Nixon’s racial policies offer a similarly mixed picture. To consolidate support in the white South, he nominated to the Supreme Court Clement Haynsworth and G. Harold Carswell, conservative southern jurists with records of support for segregation. Both were rejected by the Senate. On the other hand, because the courts finally lost patience with southern delaying tactics, extensive racial integration at last came to public schools in the South. In Nixon’s first three years in office, the proportion of southern black students attending integrated schools rose from 32 percent to 77 percent.

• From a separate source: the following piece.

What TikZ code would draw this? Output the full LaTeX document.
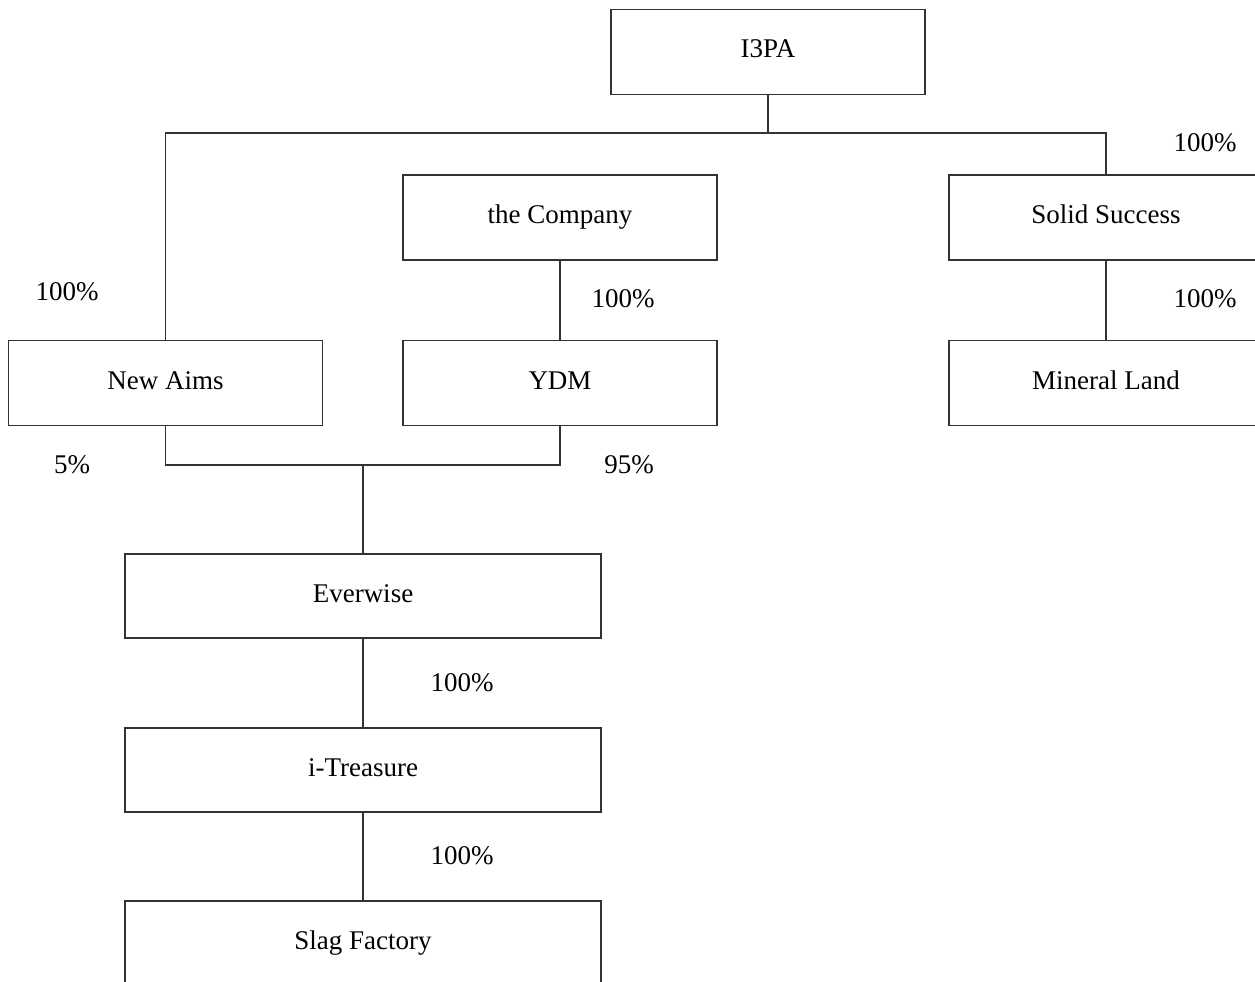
\documentclass[tikz,border=0pt]{standalone}
\usepackage{fontspec}
\setmainfont{Liberation Serif}
\begin{document}
\begin{tikzpicture}[x=1pt,y=-1pt,
  line/.style={draw=black!80, line width=1.4pt},
  box/.style={line, rectangle, minimum width=314pt, minimum height=85pt, inner sep=0pt, text height=18pt, text depth=6pt, font=\fontsize{27}{30}\selectfont},
  wbox/.style={box, minimum width=476pt, minimum height=84pt},
  pct/.style={font=\fontsize{27}{30}\selectfont, inner sep=0pt}]
\useasboundingbox (0,0) rectangle (1255,982);
\clip (0,0) rectangle (1255,982);
\node[box] (i3pa) at (768,52) {I3PA};
\node[box] (comp) at (560,217.5) {the Company};
\node[box] (solid) at (1106,217.5) {Solid Success};
\node[box] (newaims) at (165.5,383) {New Aims};
\node[box] (ydm) at (560,383) {YDM};
\node[box] (mineral) at (1106,383) {Mineral Land};
\node[wbox] (ever) at (363,596) {Everwise};
\node[wbox] (itreas) at (363,770) {i-Treasure};
\node[wbox] (slag) at (363,943) {Slag Factory};
\coordinate (top) at (768,133);
\coordinate (mid) at (363,465);
\draw[line] (i3pa.south) -- (top);
\draw[line] (top) -| (newaims.north);
\draw[line] (top) -| (solid.north);
\draw[line] (comp.south) -- (ydm.north);
\draw[line] (solid.south) -- (mineral.north);
\draw[line] (newaims.south) |- (mid);
\draw[line] (ydm.south) |- (mid);
\draw[line] (mid) -- (ever.north);
\draw[line] (ever.south) -- (itreas.north);
\draw[line] (itreas.south) -- (slag.north);
\node[pct] (p1) at (1205,143) {100\%};
\node[pct] (p2) at (67,292) {100\%};
\node[pct] (p3) at (623,299) {100\%};
\node[pct] (p4) at (1205,299) {100\%};
\node[pct] (p5) at (72,465) {5\%};
\node[pct] (p6) at (629,465) {95\%};
\node[pct] (p7) at (462,683) {100\%};
\node[pct] (p8) at (462,856) {100\%};
\end{tikzpicture}
\end{document}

For a time, the Nixon administration also pursued “affirmative action” programs to upgrade minority employment. Under Johnson, the Department of Labor had required contractors receiving federal money to establish “specific goals and timetables”—that is, to establish what number of minorities should be hired, and by when—to implement equal employment opportunity. Soon after taking office, the Nixon administration expanded this initiative with the Philadelphia Plan, which required that construction contractors on federal projects hire specific numbers of minority workers. Secretary of Labor George Shultz, who initiated the idea, sincerely hoped to open more jobs for black workers. Nixon seems to have viewed the plan mainly as a way of fighting inflation by weakening the power of the building trades unions. Their control over the labor market, he believed, pushed wages to unreasonably high levels, raising the cost of construction. And, he calculated, if the plan caused dissension between blacks and labor unions—two pillars of the Democratic coalition— Republicans could only benefit.

Trade unions of skilled workers like plumbers and electrical workers, which had virtually no black members, strongly opposed the Philadelphia Plan. After a widely publicized incident in May 1970, when a group of construction workers assaulted antiwar demonstrators in New York City, Nixon suddenly decided that he might be able to woo blue-collar workers in preparation for his 1972 reelection campaign. He soon attacked the very affirmative action goals his administration had initiated. He abandoned the Philadelphia Plan in favor of an ineffective one that stressed voluntary local efforts toward minority hiring instead of federal requirements.